After weeks of mixed signals, the Federal Reserve's tone on monetary policy turned noticeably more dovish Friday, driving a sharp repricing in interest-rate expectations ― with traders now seeing an almost 3-in-4 chance of a December cut.
According to the CME FedWatch tool, the odds of a 25-basis-point rate reduction at the Dec. 10 policy meeting jumped to 74%, up from just 25% the day before.
The shift followed a flurry of comments from policymakers, led by New York Fed President John Williams and Governor Stephen Miran, that cast recent inflationary concerns as overblown and highlighted a weakening labor market.
Fed’s Williams Focuses On Labor Market Risks
Speaking Friday morning, Williams pushed back on recent hawkish rhetoric, noting that "the downside risks to employment have increased as the labor market has cooled," while "upside risks to inflation have lessened somewhat."
Williams said he still sees "room for a further adjustment in the near term to the target range for the federal funds rate" to bring policy closer to neutral.
His comments marked a notable departure from other Fed members’ remarks earlier this week, which leaned more toward holding rates steady amid sticky inflation data.
He added that while tariffs have contributed to higher prices, they are "not expected to lead to persistent inflation," and reiterated the need to balance inflation control with the goal of maximum employment.
Miran: Inflation Risks Are Overstated
Fed Governor Stephen Miran delivered an even stronger signal on Bloomberg, saying he would "absolutely vote for [a] 25 basis points cut" in December.
Miran highlighted that Thursday’s release of the September jobs data continued to support the case for another reduction.
“I think the implications of yesterday were obviously dovish, and if anyone was on the fence, I would hope that this would move them in the direction of cutting”
"Those are indications that the labor market has been affected by restrictive Fed policy."

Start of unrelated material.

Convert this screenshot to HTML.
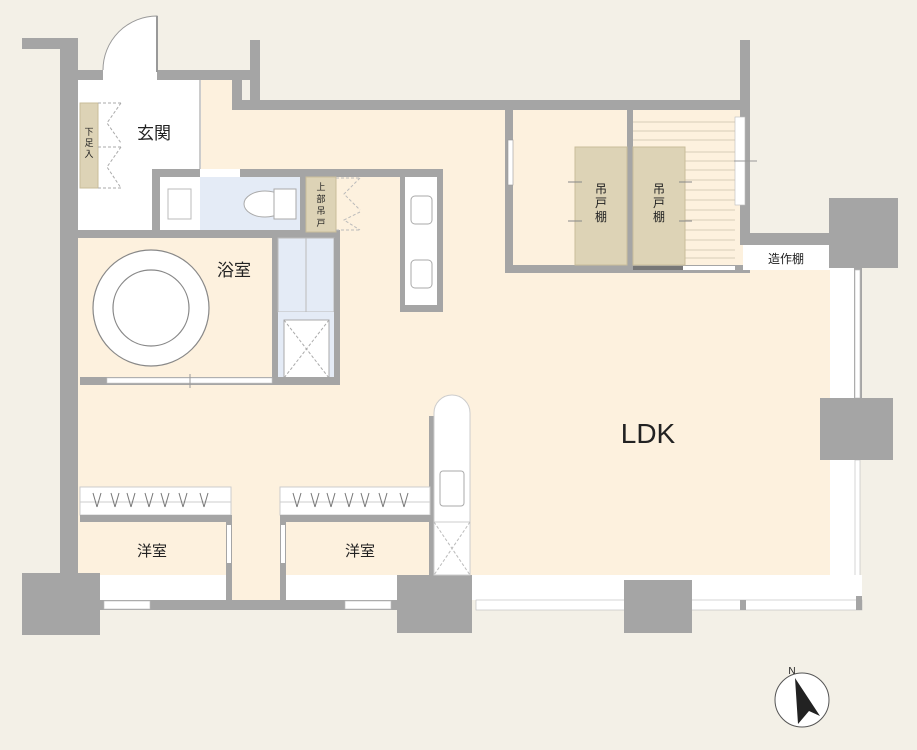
<!DOCTYPE html>
<html><head><meta charset="utf-8"><style>
html,body{margin:0;padding:0;background:#f3f0e7;}
svg{display:block;}
text{font-family:"Liberation Sans","Noto Sans CJK JP",sans-serif;fill:#222;}
</style></head><body>
<svg width="917" height="750" viewBox="0 0 917 750" xmlns="http://www.w3.org/2000/svg">
<rect width="917" height="750" fill="#f3f0e7"/>
<!-- floors -->
<rect x="78" y="80" width="154" height="495" fill="#fdf1de"/>
<rect x="232" y="110" width="598" height="465" fill="#fdf1de"/>
<rect x="230" y="570" width="52" height="32" fill="#fdf1de"/>
<rect x="750" y="108" width="82" height="126" fill="#f3f0e7"/>
<!-- entry white -->
<rect x="78" y="80" width="122" height="158" fill="#fff"/>
<line x1="200" y1="80" x2="200" y2="170" stroke="#ccc" stroke-width="2"/>
<!-- top walls -->
<rect x="22" y="38" width="48" height="11" fill="#a5a5a5"/>
<rect x="60" y="38" width="18" height="540" fill="#a5a5a5"/>
<rect x="60" y="70" width="43" height="10" fill="#a5a5a5"/>
<rect x="157" y="70" width="103" height="10" fill="#a5a5a5"/>
<rect x="250" y="40" width="10" height="70" fill="#a5a5a5"/>
<rect x="232" y="70" width="10" height="40" fill="#a5a5a5"/>
<rect x="232" y="100" width="518" height="10" fill="#a5a5a5"/>
<rect x="740" y="40" width="10" height="205" fill="#a5a5a5"/>
<rect x="740" y="233" width="90" height="12" fill="#a5a5a5"/>
<!-- entry door -->
<rect x="103" y="70" width="54" height="10" fill="#fff"/>
<path d="M103 70 A54 54 0 0 1 157 16 L157 70" fill="#fff" stroke="#999" stroke-width="1"/>
<line x1="157" y1="16" x2="157" y2="72" stroke="#999" stroke-width="2"/>
<!-- shoe box -->
<rect x="80" y="103" width="18" height="85" fill="#ddd3b6" stroke="#c9bd9a"/>
<g font-size="9" text-anchor="middle"><text x="89" y="135">下</text><text x="89" y="146">足</text><text x="89" y="157">入</text></g>
<path d="M98 103 H121 M98 147 H121 M98 188 H121 M121 103 L107 123 L121 143 M121 147 L107 167 L121 188" stroke="#aaa" stroke-dasharray="3,2" fill="none"/>
<text x="154" y="139" font-size="17" text-anchor="middle">玄関</text>
<!-- toilet block -->
<rect x="152" y="169" width="291" height="8" fill="#a5a5a5"/>
<rect x="152" y="169" width="8" height="68" fill="#a5a5a5"/>
<rect x="60" y="230" width="280" height="8" fill="#a5a5a5"/>
<rect x="160" y="177" width="40" height="53" fill="#fff"/>
<rect x="168" y="189" width="23" height="30" fill="none" stroke="#bbb"/>
<rect x="200" y="177" width="100" height="53" fill="#e4ebf6"/>
<rect x="300" y="177" width="6" height="60" fill="#a5a5a5"/>
<ellipse cx="265" cy="204" rx="21" ry="13" fill="#fff" stroke="#aaa"/>
<rect x="274" y="189" width="22" height="30" fill="#fff" stroke="#aaa"/>
<rect x="200" y="169" width="40" height="8" fill="#fff"/>
<rect x="306" y="177" width="30" height="55" fill="#ddd3b6" stroke="#c9bd9a"/>
<g font-size="9" text-anchor="middle"><text x="321" y="190">上</text><text x="321" y="202">部</text><text x="321" y="214">吊</text><text x="321" y="226">戸</text></g>
<path d="M336 178 H360 M336 230 H360 M360 178 L344 194 L360 210 M360 212 L344 220 L360 230" stroke="#bbb" stroke-dasharray="3,2" fill="none"/>
<!-- vanity -->
<rect x="400" y="169" width="43" height="143" fill="#a5a5a5"/>
<rect x="405" y="177" width="32" height="128" fill="#fff"/>
<rect x="411" y="196" width="21" height="28" rx="4" fill="none" stroke="#aaa"/>
<rect x="411" y="260" width="21" height="28" rx="4" fill="none" stroke="#aaa"/>
<!-- bath -->
<rect x="80" y="238" width="192" height="140" fill="#fdf1de"/>
<circle cx="151" cy="308" r="58" fill="#fff" stroke="#888" stroke-width="1.2"/>
<circle cx="151" cy="308" r="38" fill="#fff" stroke="#888" stroke-width="1.2"/>
<text x="234" y="276" font-size="17" text-anchor="middle">浴室</text>
<rect x="272" y="238" width="6" height="145" fill="#a5a5a5"/>
<rect x="278" y="238" width="56" height="74" fill="#e4ebf6" stroke="#bbb"/>
<line x1="306" y1="238" x2="306" y2="312" stroke="#bbb"/>
<rect x="278" y="312" width="56" height="70" fill="#e4ebf6"/>
<rect x="284" y="320" width="45" height="58" fill="#fff" stroke="#aaa"/>
<path d="M284 320 L329 378 M329 320 L284 378" stroke="#aaa" stroke-dasharray="3,2"/>
<rect x="334" y="238" width="6" height="145" fill="#a5a5a5"/>
<rect x="80" y="377" width="260" height="8" fill="#a5a5a5"/>
<rect x="107" y="378" width="165" height="5" fill="#fff" stroke="#ccc" stroke-width=".6"/>
<line x1="190" y1="374" x2="190" y2="388" stroke="#999"/>
<!-- closet room -->
<rect x="505" y="110" width="8" height="162" fill="#a5a5a5"/>
<rect x="508" y="140" width="5" height="45" fill="#fff" stroke="#999" stroke-width=".6"/>
<rect x="505" y="265" width="245" height="8" fill="#a5a5a5"/>
<rect x="633" y="110" width="102" height="155" fill="#fdf1de"/>
<g stroke="#d8cdb8" stroke-width="1">
<line x1="633" y1="122" x2="735" y2="122"/><line x1="633" y1="131" x2="735" y2="131"/><line x1="633" y1="140" x2="735" y2="140"/><line x1="633" y1="152" x2="735" y2="152"/><line x1="633" y1="161" x2="735" y2="161"/><line x1="633" y1="170" x2="735" y2="170"/><line x1="633" y1="180" x2="735" y2="180"/><line x1="633" y1="190" x2="735" y2="190"/><line x1="633" y1="200" x2="735" y2="200"/><line x1="633" y1="210" x2="735" y2="210"/><line x1="633" y1="220" x2="735" y2="220"/><line x1="633" y1="230" x2="735" y2="230"/><line x1="633" y1="240" x2="735" y2="240"/><line x1="633" y1="250" x2="735" y2="250"/><line x1="633" y1="258" x2="735" y2="258"/>
</g>
<rect x="627" y="110" width="6" height="160" fill="#a5a5a5"/>
<rect x="575" y="147" width="52" height="118" fill="#ddd3b6" stroke="#c9bd9a"/>
<rect x="633" y="147" width="52" height="118" fill="#ddd3b6" stroke="#c9bd9a"/>
<path d="M568 182 H582 M568 221 H582 M679 182 H692 M679 221 H692" stroke="#888"/>
<g font-size="12" text-anchor="middle"><text x="601" y="193">吊</text><text x="601" y="207">戸</text><text x="601" y="221">棚</text>
<text x="659" y="193">吊</text><text x="659" y="207">戸</text><text x="659" y="221">棚</text></g>
<rect x="735" y="117" width="10" height="88" fill="#fff" stroke="#bbb" stroke-width=".6"/>
<line x1="734" y1="161" x2="757" y2="161" stroke="#999"/>
<rect x="633" y="266" width="50" height="4" fill="#777"/>
<rect x="683" y="266" width="52" height="4" fill="#fff"/>
<rect x="743" y="245" width="87" height="25" fill="#fff"/>
<text x="786" y="263" font-size="12" text-anchor="middle">造作棚</text>
<!-- right side -->
<rect x="830" y="268" width="30" height="332" fill="#fff"/>
<rect x="854" y="268" width="8" height="135" fill="#a5a5a5"/>
<rect x="855" y="460" width="5" height="140" fill="#fff" stroke="#bbb" stroke-width=".6"/>
<rect x="855" y="270" width="5" height="128" fill="#fff" stroke="#bbb" stroke-width=".6"/>
<rect x="829" y="198" width="69" height="70" fill="#a5a5a5"/>
<rect x="820" y="398" width="73" height="62" fill="#a5a5a5"/>
<!-- bottom LDK -->
<rect x="472" y="575" width="390" height="25" fill="#fff"/>
<rect x="476" y="600" width="386" height="10" fill="#fff" stroke="#bbb" stroke-width=".6"/>
<rect x="740" y="600" width="6" height="10" fill="#a5a5a5"/>
<rect x="856" y="596" width="6" height="14" fill="#a5a5a5"/>
<rect x="624" y="580" width="68" height="53" fill="#a5a5a5"/>
<rect x="397" y="575" width="75" height="58" fill="#a5a5a5"/>
<!-- kitchen -->
<rect x="429" y="416" width="5" height="160" fill="#a5a5a5"/>
<path d="M434 575 V413 A18 18 0 0 1 470 413 V575 Z" fill="#fff" stroke="#ccc"/>
<rect x="440" y="471" width="24" height="35" rx="3" fill="none" stroke="#aaa"/>
<rect x="434" y="522" width="36" height="53" fill="#fff" stroke="#ccc"/>
<path d="M434 522 L470 575 M470 522 L434 575" stroke="#bbb" stroke-dasharray="3,2"/>
<text x="648" y="443" font-size="28" text-anchor="middle">LDK</text>
<!-- bedrooms -->
<rect x="80" y="487" width="151" height="28" fill="#fff" stroke="#ccc"/>
<rect x="280" y="487" width="150" height="28" fill="#fff" stroke="#ccc"/>
<line x1="80" y1="502" x2="231" y2="502" stroke="#ccc"/>
<line x1="280" y1="502" x2="430" y2="502" stroke="#ccc"/>
<path d="M93 493 l4 14 M101 493 l-4 14 M111 493 l4 14 M119 493 l-4 14 M127 493 l4 14 M135 493 l-4 14 M145 493 l4 14 M153 493 l-4 14 M161 493 l4 14 M169 493 l-4 14 M179 493 l4 14 M187 493 l-4 14 M200 493 l4 14 M208 493 l-4 14" stroke="#777" fill="none"/>
<path d="M293 493 l4 14 M301 493 l-4 14 M311 493 l4 14 M319 493 l-4 14 M327 493 l4 14 M335 493 l-4 14 M345 493 l4 14 M353 493 l-4 14 M361 493 l4 14 M369 493 l-4 14 M379 493 l4 14 M387 493 l-4 14 M400 493 l4 14 M408 493 l-4 14" stroke="#777" fill="none"/>
<rect x="80" y="515" width="152" height="7" fill="#a5a5a5"/>
<rect x="280" y="515" width="152" height="7" fill="#a5a5a5"/>
<rect x="226" y="515" width="6" height="95" fill="#a5a5a5"/>
<rect x="280" y="515" width="6" height="95" fill="#a5a5a5"/>
<rect x="227" y="525" width="4" height="38" fill="#fff"/>
<rect x="281" y="525" width="4" height="38" fill="#fff"/>
<text x="152" y="556" font-size="15" text-anchor="middle">洋室</text>
<text x="360" y="556" font-size="15" text-anchor="middle">洋室</text>
<rect x="100" y="575" width="126" height="25" fill="#fff"/>
<rect x="286" y="575" width="111" height="25" fill="#fff"/>
<rect x="78" y="600" width="320" height="10" fill="#a5a5a5"/>
<rect x="104" y="601" width="46" height="8" fill="#fff" stroke="#bbb" stroke-width=".6"/>
<rect x="345" y="601" width="46" height="8" fill="#fff" stroke="#bbb" stroke-width=".6"/>
<rect x="22" y="573" width="78" height="62" fill="#a5a5a5"/>
<!-- compass -->
<circle cx="802" cy="700" r="27" fill="#fff" stroke="#555"/>
<path d="M795 678 L820 716 L809 711 L798 724 Z" fill="#222"/>
<text x="792" y="674" font-size="10" text-anchor="middle">N</text>
</svg>
</body></html>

Miran also indicated that much of the inflation being captured in official data is outdated or misleading.
Miran emphasized the lagging nature of monetary policy, saying that Fed actions today must be based on expectations for 12 to 18 months ahead—not on outdated conditions from 2022 or 2023. "It doesn’t make sense to be setting policy for where the economy was three or six months ago," he said.
"We should be setting policy based on where the economy is likely to be."
Market Reactions
Wall Street's selloff took a breather Friday, with the S&P 500—tracked by the Vanguard S&P 500 ETF (NYSE:VOO)—up 0.2% by 10:15 a.m. ET after sliding 1.6% the day before.
The Nasdaq 100, represented by the Invesco QQQ Trust (NASDAQ:QQQ), hovered near flat following Thursday's 2.2% drop, showing signs of stabilization. Dovish remarks from Federal Reserve officials prompted modest moves in bond and currency markets.
The U.S. dollar edged slightly lower, while Treasury yields declined. The 2-year yield slipped 3 basis points to 4.50%, and the 10-year yield dipped 2 basis points to 4.06%.